Student Name: Ms Swarnalakshmi Umamaheswaran
Guide: Dr Rajiv Seth
Year of completion: 2019


India’s Nationally Determined Contributions targets a 40% share of renewable electricity by 2030 and a cumulative capacity of 175GW by 2022. Investment requirement at this scale goes beyond budgetary allocations and requires the participation of markets. However recent experiences in the implementation of renewable energy programmes by several states have evidenced difficulties in mobilizing finance for projects due to risks perceived by investors. Risk perception impacts renewable energy projects by increasing the cost of capital as well as reduce the capital available for renewable energy projects and therefore can slow down the achievement of larger policy goals.

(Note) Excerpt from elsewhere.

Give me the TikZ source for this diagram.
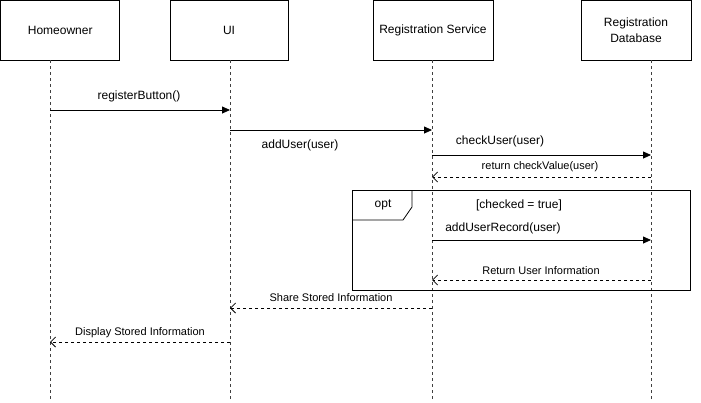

This thesis investigates how investors’ perceive risks in the Indian context as well as the drivers that influence such perception. Among the different types of investors the study focuses specifically on debt providers. It follows a multiple methodology approach with elements borrowed from both qualitative and quantitative research techniques. The thesis is presented as two independent studies. The first study involves conceptualization of risk perception within the renewable financing domain though interviews which forms the inputs for designing the questionnaire. This is followed by a survey among bankers to explore risk perceptions and factors that influence it. The second study uses simulation methods to explore the impact of risks and how it affects overall value in renewable energy projects from a practice viewpoint. The results from the second study helps to expand on the results from the first study, specifically in understanding if risks as perceived by bankers diverge from that of actual risks and their impacts on renewable energy projects.

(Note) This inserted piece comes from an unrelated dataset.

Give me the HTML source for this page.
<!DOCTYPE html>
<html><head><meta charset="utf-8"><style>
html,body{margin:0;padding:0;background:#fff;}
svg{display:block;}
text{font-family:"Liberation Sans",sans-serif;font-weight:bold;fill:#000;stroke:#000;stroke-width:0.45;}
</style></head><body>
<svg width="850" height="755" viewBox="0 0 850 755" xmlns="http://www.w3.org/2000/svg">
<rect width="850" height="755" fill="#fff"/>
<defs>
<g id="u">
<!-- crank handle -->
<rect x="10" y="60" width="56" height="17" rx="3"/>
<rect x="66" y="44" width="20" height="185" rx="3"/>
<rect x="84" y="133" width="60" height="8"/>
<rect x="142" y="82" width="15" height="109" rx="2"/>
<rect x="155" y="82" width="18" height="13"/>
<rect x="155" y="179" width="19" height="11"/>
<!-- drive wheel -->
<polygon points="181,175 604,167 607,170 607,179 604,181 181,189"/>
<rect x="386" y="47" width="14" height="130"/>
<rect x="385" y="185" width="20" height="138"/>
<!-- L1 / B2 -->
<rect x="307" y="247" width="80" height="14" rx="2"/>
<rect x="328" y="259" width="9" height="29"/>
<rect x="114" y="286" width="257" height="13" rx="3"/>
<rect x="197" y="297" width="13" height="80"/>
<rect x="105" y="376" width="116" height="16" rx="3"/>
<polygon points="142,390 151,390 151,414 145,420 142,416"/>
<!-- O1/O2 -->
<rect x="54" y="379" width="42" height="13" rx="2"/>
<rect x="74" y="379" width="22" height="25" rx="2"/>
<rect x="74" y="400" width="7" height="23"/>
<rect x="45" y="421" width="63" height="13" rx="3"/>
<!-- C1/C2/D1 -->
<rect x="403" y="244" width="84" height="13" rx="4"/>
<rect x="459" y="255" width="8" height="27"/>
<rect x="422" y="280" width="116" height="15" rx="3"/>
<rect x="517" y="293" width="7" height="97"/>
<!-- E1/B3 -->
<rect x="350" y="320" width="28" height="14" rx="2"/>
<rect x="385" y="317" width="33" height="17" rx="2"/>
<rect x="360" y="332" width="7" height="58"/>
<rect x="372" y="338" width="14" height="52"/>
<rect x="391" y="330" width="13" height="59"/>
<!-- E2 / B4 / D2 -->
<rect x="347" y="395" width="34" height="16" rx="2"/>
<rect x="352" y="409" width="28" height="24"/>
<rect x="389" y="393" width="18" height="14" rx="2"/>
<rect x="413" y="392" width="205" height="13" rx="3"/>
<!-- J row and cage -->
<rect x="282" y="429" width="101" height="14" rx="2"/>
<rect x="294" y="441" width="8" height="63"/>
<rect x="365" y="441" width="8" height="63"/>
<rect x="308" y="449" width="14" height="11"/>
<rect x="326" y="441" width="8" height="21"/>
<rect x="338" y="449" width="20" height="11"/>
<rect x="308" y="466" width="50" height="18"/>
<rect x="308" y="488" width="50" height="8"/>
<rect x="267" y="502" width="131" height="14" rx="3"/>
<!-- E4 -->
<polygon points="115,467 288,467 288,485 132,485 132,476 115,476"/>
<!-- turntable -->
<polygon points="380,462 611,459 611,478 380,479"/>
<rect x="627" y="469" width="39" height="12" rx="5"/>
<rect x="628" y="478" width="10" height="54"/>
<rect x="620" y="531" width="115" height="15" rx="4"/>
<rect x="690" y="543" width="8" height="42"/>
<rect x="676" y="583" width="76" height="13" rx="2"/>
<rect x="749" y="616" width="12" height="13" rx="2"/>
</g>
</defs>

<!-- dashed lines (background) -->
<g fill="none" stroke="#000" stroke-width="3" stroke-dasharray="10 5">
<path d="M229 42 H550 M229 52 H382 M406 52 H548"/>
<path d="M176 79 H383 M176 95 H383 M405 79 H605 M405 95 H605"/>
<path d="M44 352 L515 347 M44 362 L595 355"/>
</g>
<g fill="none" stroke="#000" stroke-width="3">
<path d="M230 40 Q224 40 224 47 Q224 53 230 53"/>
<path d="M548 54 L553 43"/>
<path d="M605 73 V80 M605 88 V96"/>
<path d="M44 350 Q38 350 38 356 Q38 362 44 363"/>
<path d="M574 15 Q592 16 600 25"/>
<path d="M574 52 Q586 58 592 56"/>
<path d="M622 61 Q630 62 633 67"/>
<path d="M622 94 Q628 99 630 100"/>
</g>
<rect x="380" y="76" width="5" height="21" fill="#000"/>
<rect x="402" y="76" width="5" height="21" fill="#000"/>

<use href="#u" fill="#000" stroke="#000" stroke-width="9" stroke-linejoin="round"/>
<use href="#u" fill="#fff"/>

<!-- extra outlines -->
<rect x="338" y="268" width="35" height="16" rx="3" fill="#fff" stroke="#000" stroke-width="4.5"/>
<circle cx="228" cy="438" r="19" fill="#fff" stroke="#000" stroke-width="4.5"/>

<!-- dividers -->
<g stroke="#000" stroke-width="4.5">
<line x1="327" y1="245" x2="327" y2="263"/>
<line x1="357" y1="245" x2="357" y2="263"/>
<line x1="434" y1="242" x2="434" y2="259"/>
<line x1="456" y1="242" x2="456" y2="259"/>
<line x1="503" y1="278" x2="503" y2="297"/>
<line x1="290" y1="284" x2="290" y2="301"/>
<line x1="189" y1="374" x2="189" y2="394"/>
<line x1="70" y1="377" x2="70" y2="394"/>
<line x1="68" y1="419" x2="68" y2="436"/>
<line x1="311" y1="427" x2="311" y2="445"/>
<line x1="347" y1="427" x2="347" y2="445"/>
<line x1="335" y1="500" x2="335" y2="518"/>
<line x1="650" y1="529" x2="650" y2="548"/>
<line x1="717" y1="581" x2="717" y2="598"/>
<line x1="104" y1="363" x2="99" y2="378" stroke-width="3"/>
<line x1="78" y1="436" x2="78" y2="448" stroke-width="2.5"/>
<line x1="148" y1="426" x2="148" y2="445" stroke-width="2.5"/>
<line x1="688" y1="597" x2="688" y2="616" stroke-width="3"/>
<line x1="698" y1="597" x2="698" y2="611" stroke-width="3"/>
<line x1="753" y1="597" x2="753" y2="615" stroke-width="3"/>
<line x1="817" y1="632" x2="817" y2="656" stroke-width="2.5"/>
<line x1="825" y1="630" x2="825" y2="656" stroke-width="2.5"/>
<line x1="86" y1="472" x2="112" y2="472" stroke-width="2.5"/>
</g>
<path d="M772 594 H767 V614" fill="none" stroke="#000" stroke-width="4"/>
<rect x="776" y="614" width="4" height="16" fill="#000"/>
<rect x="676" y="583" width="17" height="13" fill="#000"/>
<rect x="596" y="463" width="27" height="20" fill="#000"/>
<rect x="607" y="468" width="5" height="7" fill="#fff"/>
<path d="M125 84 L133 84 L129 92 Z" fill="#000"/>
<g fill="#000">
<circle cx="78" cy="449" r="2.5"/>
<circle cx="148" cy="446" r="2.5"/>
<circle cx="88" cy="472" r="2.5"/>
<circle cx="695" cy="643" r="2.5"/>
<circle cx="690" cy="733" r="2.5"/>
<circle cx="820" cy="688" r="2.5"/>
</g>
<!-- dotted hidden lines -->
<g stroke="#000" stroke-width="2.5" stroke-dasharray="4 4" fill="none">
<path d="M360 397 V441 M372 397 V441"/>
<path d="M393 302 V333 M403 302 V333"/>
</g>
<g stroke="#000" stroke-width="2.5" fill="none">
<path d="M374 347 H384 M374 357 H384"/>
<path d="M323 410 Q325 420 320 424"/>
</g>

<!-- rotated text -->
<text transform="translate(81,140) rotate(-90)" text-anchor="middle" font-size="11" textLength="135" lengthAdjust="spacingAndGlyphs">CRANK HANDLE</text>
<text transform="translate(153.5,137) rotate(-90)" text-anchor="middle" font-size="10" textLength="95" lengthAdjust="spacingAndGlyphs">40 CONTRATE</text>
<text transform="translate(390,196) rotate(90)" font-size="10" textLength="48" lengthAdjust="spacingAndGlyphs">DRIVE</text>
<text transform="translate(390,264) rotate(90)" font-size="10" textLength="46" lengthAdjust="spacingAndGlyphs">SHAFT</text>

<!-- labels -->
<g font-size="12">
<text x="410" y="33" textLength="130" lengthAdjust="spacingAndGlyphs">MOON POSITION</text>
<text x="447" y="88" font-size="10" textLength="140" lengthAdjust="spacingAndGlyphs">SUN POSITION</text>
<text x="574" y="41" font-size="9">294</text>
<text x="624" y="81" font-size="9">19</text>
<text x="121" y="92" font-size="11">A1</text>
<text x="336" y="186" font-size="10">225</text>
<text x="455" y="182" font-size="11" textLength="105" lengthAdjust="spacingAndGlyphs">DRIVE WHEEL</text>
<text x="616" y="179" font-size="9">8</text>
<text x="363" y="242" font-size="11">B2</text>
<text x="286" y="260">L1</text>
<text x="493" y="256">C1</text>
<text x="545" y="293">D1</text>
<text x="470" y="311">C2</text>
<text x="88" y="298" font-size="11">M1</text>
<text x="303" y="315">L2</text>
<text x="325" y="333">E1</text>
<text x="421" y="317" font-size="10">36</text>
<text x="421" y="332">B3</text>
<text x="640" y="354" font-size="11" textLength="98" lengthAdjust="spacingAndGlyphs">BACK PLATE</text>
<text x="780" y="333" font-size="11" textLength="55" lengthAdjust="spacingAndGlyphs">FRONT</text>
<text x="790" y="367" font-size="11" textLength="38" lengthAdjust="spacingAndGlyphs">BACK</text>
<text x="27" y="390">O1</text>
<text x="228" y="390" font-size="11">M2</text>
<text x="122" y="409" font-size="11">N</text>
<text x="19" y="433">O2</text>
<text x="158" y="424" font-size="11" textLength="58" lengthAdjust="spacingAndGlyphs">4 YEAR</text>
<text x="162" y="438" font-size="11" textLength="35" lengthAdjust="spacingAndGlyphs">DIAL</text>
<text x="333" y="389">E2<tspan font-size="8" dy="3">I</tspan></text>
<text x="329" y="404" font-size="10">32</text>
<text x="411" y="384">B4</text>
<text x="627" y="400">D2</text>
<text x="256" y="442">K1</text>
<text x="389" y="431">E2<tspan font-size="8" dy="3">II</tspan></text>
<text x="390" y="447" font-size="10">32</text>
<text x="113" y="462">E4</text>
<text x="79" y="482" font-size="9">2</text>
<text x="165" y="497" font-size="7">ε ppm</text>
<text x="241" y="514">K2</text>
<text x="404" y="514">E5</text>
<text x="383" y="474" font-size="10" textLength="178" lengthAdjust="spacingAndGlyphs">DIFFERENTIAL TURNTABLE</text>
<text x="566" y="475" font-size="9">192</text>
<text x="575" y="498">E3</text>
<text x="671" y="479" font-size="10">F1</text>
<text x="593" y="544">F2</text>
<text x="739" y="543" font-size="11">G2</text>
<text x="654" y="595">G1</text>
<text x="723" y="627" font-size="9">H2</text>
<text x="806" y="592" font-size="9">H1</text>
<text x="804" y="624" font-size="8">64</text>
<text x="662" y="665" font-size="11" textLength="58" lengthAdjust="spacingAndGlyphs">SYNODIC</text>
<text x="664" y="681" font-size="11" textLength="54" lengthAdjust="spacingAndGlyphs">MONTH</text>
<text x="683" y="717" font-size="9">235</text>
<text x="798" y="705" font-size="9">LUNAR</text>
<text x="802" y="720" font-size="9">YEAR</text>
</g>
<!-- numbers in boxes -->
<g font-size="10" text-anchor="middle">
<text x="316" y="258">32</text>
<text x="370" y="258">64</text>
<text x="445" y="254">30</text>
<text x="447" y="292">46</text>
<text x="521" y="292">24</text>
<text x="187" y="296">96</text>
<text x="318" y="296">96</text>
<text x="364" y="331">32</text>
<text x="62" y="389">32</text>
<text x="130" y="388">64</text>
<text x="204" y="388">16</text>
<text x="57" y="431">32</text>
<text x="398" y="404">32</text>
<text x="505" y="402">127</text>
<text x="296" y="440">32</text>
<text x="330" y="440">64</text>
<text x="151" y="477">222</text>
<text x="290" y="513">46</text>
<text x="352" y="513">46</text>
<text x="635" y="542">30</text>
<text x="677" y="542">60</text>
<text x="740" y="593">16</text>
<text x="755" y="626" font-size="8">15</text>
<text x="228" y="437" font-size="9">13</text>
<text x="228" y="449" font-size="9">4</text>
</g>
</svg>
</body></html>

The study shows that bankers perceive payment and regulatory uncertainties are as significant risks .Furthermore factors related to experience and capacity, the local infrastructure financing environment and degree of familiarity with renewable lending emerge as key drivers of risk perception. Results from the second study show that risks related to capacity utilization, degradation and cost overruns have the highest impact on the levelised cost of energy. Combining results from both the studies it can be shown that there is some divergence in the way bankers prioritize risks vis a vis risks prioritised based on actual impact.